Quais os benefícios que uma educação bilíngue pode agregar à vida de uma pessoa a longo prazo?

A educação bilíngue contribui não somente para a carreira profissional e para a prontidão para cursar uma faculdade, mas, também, para o desenvolvimento do indivíduo, uma vez que estudantes bilíngues passam a ter uma nova visão de mundo, mais entusiástica. Jovens bilíngues passam a entender o mundo melhor e a serem mais respeitosos com as diferenças, uma vez que passam a conhecer pessoas de outras culturas, que falam outras línguas, mas que compartilham dos mesmos sonhos. Acredito somente ser possível compreender de fato como outras pessoas e culturas enxergam o mundo, se soubermos nos comunicar de maneira proficiente com elas.

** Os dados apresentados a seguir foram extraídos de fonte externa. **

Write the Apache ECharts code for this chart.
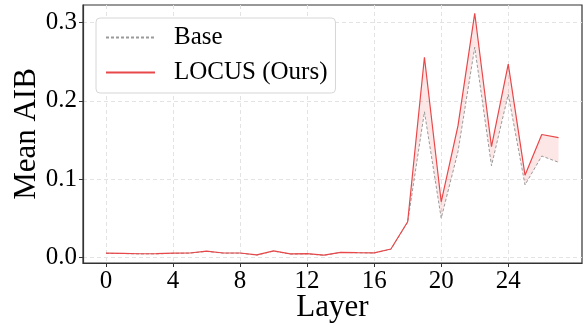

Mas, as vantagens de uma educação bilíngue vão muito além do posicionamento social e econômico da língua inglesa no mundo. Diversos estudos mostram que o cérebro bilíngue é mais flexível, mais ágil e mais versátil. Há evidências de que crianças bilíngues se tornam adultos mais tolerantes e acolhedores, e que pessoas bilíngues experienciam o tempo de forma diferente, dependendo do contexto linguístico em que se encontram. Isso porque, o domínio da segunda língua provoca modificações na região cerebral, que é considerada como a base de processos cognitivos complexos, como o raciocínio, a planificação ou a flexibilidade mental - o córtex pré-frontal - o qual também desempenha papel importante no controle emocional e na construção da personalidade.


Hoje sabemos que já estão sendo desenvolvidos e lançados softwares de tradução simultânea. Saber outras línguas será realmente necessário no futuro se teremos máquinas que farão isso por nós?

A tecnologia e os aplicativos de tradução nos prestam um serviço de grande valia, tornando possíveis comunicações que anos atrás eram impensáveis, em função da barreira linguística. Entretanto, esses instrumentos têm limites, e jamais substituirão o saber de outras línguas. O multilinguismo nos torna mais competentes.